Invierno. Sábado por la mañana. El cielo está cerrado de nubes, el sol ni se vislumbra y el cierzo provoca escalofríos en el más pintado de los transeúntes que recorre la calle Tudela con osadía, desafiando a los elementos.
Entramos en el José Luis a desayunar y, para nuestra sorpresa, a pesar de ser temprano, varios parroquianos han ocupado sus asientos de costumbre en la barra y en las mesas, cada uno en su sitio de siempre, mirando de reojo y con cierto desdén, como el perro que protege, desconfiado, la entrada a su cubil.
El José Luís es el bar taurino por antonomasia de la ciudad. De sus paredes cuelgan como trofeos de caza excelentes fotografías de toros y toreros, y de aficionados, buenos aficionados. También se pueden leer interesantes crónicas de faenas irrepetibles vistas en la plaza de toros de Alfaro y algún cartel antiguo que, por la importancia de los espadas anunciados, se ha convertido ya en incunable obra de arte y objeto de culto para muchos aficionados.
Una vez concluido el desayuno, viajamos a escasos kilómetros hasta el lugar en el que se celebraría el tentadero. Se trata de una población vecina, de fuerte raigambre taurina y cuna de toreros. A pesar de contar con una población no muy numerosa, posee una plaza de toros de buena construcción, recostada parcialmente sobre un muro natural hace más de sesenta años.
Aparcamos el coche. A pesar de ser algo más de las diez y media de la mañana, el ambiente no invita al optimismo y nos enfundamos en nuestros abrigos para capear el frío ribero que recorre silencioso el parque que se abre frente a la plaza de toros envuelto en una corriente de aire nerviosa y juguetona.
De repente, un vehículo se adentra en el parque, pasa a nuestro lado y su conductor nos saluda amablemente. Ya desde lejos, su porte delata al chófer: postura estirada de hidalgas reminiscencias, mirada segura que busca controlar todo cuanto está a su alcance y rostro enjuto pero sereno. Es un torero. Es Diego Urdiales.
Al tiempo que se da salida a la primera de las eralas, las nubes se estiran y permiten que se cuele algún rayo de sol que entinta el cemento de la plaza de un gris perlado que da calidez al entorno.
Destacan por su juego la primera erala y el primer eral, a pesar de que en los primeros lances no se acoplan al dictado del torero. Sin embargo, Diego demuestra que la temporada del año pasado no fue una casualidad y los va sometiendo, muletazo a muletazo, hasta que se hace con ellos. A partir de entonces, podemos apreciar el significado de la hondura y la expresión con cada pase del torero, cada vez más templados, llevándolos lejos embebidos en una muleta que maneja con la elegancia del toreo antiguo. Además, para nuestra sorpresa, Diego nos muestra una mejora con la mano izquierda, mostrándose mucho más seguro y consiguiendo unos muletazos que nos hacen saltar en el callejón.

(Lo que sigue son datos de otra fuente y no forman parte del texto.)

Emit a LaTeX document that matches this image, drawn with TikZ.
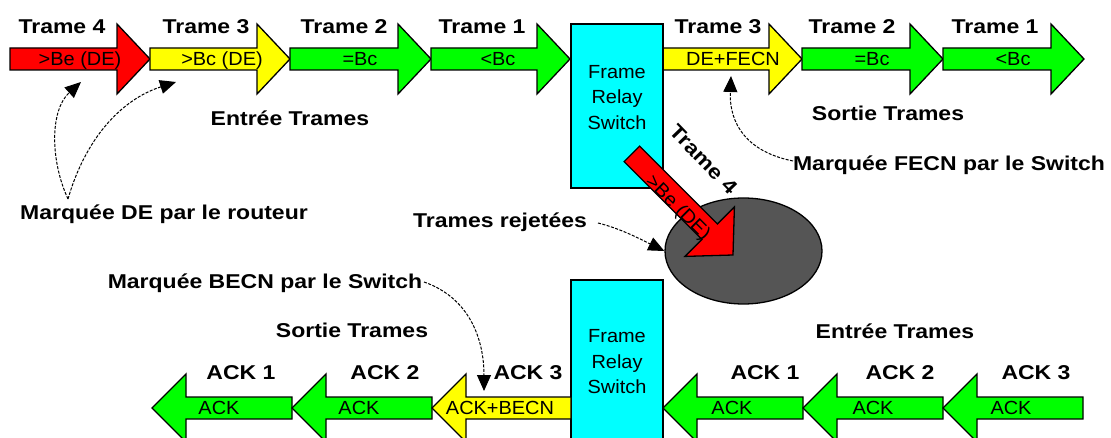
\documentclass[tikz,border=0pt]{standalone}
\usepackage{fontspec}
\setmainfont{Liberation Sans}
\newfontfamily\lblfont[FakeStretch=1.15]{Liberation Sans}
\newfontfamily\arrfont[FakeStretch=1.05]{Liberation Sans}
\usetikzlibrary{arrows.meta,shapes.geometric}
\definecolor{frred}{HTML}{FF0000}
\definecolor{fryel}{HTML}{FFFF00}
\definecolor{frgrn}{HTML}{00FF00}
\definecolor{frcyan}{HTML}{00FFFF}
\definecolor{frgray}{HTML}{555555}
% right-pointing frame arrow: tail x, tip x, centre y, colour
\newcommand\RArr[4]{\draw[frshape,fill=#4] (#1,#3-11) -- (#2-33,#3-11) -- (#2-33,#3-35) -- (#2,#3) -- (#2-33,#3+35) -- (#2-33,#3+11) -- (#1,#3+11) -- cycle;}
% left-pointing frame arrow: tip x, tail x, centre y, colour
\newcommand\LArr[4]{\draw[frshape,fill=#4] (#2,#3-11) -- (#1+34,#3-11) -- (#1+34,#3-34) -- (#1,#3) -- (#1+34,#3+34) -- (#1+34,#3+11) -- (#2,#3+11) -- cycle;}
\tikzset{
  frshape/.style={draw=black, line width=1.3pt, line join=miter},
  lbl/.style={font=\lblfont\bfseries\fontsize{20}{24}\selectfont, inner sep=0pt, text height=14.3pt, text depth=0pt},
  intxt/.style={font=\arrfont\fontsize{19}{23}\selectfont, inner sep=0pt, text height=13.6pt, text depth=0pt},
  swtxt/.style={font=\arrfont\fontsize{19}{25.5}\selectfont, inner sep=0pt, align=center},
  swbox/.style={draw=black, line width=1.3pt, fill=frcyan, inner sep=0pt},
  conn/.style={line width=1pt, dash pattern=on 3pt off 1.5pt, -{Triangle[length=16pt,width=14pt]}},
}
\begin{document}
\begin{tikzpicture}[x=1pt,y=-1pt]
\useasboundingbox (0,0) rectangle (1111,438);
\fill[white] (0,0) rectangle (1111,438);
\clip (0,0) rectangle (1111,438);

% ---------- upper row ----------
\RArr{10}{150}{59}{frred}
\RArr{150}{290}{59}{fryel}
\RArr{290}{431}{59}{frgrn}
\RArr{431}{570}{59}{frgrn}
\RArr{663}{802}{59}{fryel}
\RArr{802}{943}{59}{frgrn}
\RArr{943}{1084}{59}{frgrn}

\node[intxt] (t4) at (80,59) {>Be (DE)};
\node[intxt] (t3) at (222,59) {>Bc (DE)};
\node[intxt] (t2) at (360,59) {=Bc};
\node[intxt] (t1) at (498,59) {<Bc};
\node[intxt] (o3) at (733,59) {DE+FECN};
\node[intxt] (o2) at (872,59) {=Bc};
\node[intxt] (o1) at (1013,59) {<Bc};

\node[lbl] (l4) at (62,26) {Trame 4};
\node[lbl] (l3) at (206,26) {Trame 3};
\node[lbl] (l2) at (344,26) {Trame 2};
\node[lbl] (l1) at (482,26) {Trame 1};
\node[lbl] (r3) at (718,26) {Trame 3};
\node[lbl] (r2) at (852,26) {Trame 2};
\node[lbl] (r1) at (995,26) {Trame 1};

\node[lbl] (inTop) at (290,118) {Entrée Trames};
\node[lbl] (outTop) at (888,113) {Sortie Trames};

% ---------- rejected frames ----------
\node[ellipse, draw=black, line width=1.3pt, fill=frgray, minimum width=157pt, minimum height=106pt, inner sep=0pt] (rej) at (743.5,251) {};
\node[swbox, minimum width=92pt, minimum height=164pt] (sw1) at (617,106) {};
\node[swtxt] (sw1t) at (617,97.5) {Frame\\Relay\\Switch};
\begin{scope}[shift={(733,255)}, rotate=-45]
  \RArr{-143}{0}{0}{frred}
\end{scope}
\node[intxt, rotate=-45] (d4) at (679,207) {>Be (DE)};
\node[lbl, rotate=-46] (dl4) at (704,159) {Trame 4};

% ---------- annotations ----------
\node[lbl] (deLbl) at (164,212) {Marquée DE par le routeur};
\coordinate (deS) at (68,199);
\coordinate (deA) at (81,82);
\coordinate (deB) at (176,82);
\draw[conn] (deS) .. controls (50,160) and (50,110) .. (deA);
\draw[conn] (deS) .. controls (85,140) and (120,100) .. (deB);

\node[lbl] (fecnLbl) at (949,163) {Marquée FECN par le Switch};
\coordinate (fecnS) at (793,161);
\coordinate (fecnE) at (731,76);
\draw[conn] (fecnS) .. controls (748,152) and (729,125) .. (fecnE);

\node[lbl] (rejLbl) at (500,220) {Trames rejetées};
\coordinate (rejS) at (598,223);
\draw[conn] (rejS) .. controls (622,229) and (642,240) .. (rej.west);

\node[lbl] (becnLbl) at (265,281) {Marquée BECN par le Switch};
\coordinate (becnS) at (424,282);
\coordinate (becnE) at (484,391);
\draw[conn] (becnS) .. controls (470,298) and (484,340) .. (becnE);

% ---------- lower row ----------
\node[swbox, minimum width=92pt, minimum height=170pt] (sw2) at (617,365) {};
\node[swtxt] (sw2t) at (617,362) {Frame\\Relay\\Switch};

\LArr{152}{292}{408}{frgrn}
\LArr{292}{432}{408}{frgrn}
\LArr{432}{571}{408}{fryel}
\LArr{663}{803}{408}{frgrn}
\LArr{803}{943}{408}{frgrn}
\LArr{943}{1083}{408}{frgrn}

\node[intxt] (a1) at (219,408) {ACK};
\node[intxt] (a2) at (359,408) {ACK};
\node[intxt] (a3) at (500,408) {ACK+BECN};
\node[intxt] (b1) at (732,408) {ACK};
\node[intxt] (b2) at (873,408) {ACK};
\node[intxt] (b3) at (1011,408) {ACK};

\node[lbl] (al1) at (241,372) {ACK 1};
\node[lbl] (al2) at (385,372) {ACK 2};
\node[lbl] (al3) at (528,372) {ACK 3};
\node[lbl] (bl1) at (765,372) {ACK 1};
\node[lbl] (bl2) at (900,372) {ACK 2};
\node[lbl] (bl3) at (1036,372) {ACK 3};

\node[lbl] (outBot) at (352,330) {Sortie Trames};
\node[lbl] (inBot) at (895,331) {Entrée Trames};
\end{tikzpicture}
\end{document}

Se nota que hay muchas horas de trabajo tras el cadencioso y preciso vuelo de la muleta al natural y dan buena muestra de que es un torero inconformista, que siempre busca más, mejorar día a día y seguir creciendo desde una humildad innata que le garantiza tener los pies en la tierra para enfrentarse a un futuro que no se presenta con la justicia debida.
La sensación de frío ha desaparecido completamente, ya casi ni recuerdo qué síntomas produce. Es la grandeza del arte de los toros, que a través de calentar el alma, calienta el estado del ánimo y abriga el cuerpo.
Finalizado el tentadero, nos marchamos con ganas de ver más, con esa sensación almibarada en el paladar de quién es tentado a través de los sentidos y se siente a gusto en ese juego. Nos despedimos de Diego y su gente y le deseamos un poco de suerte para la temporada. Es lo único que va a necesitar para triunfar.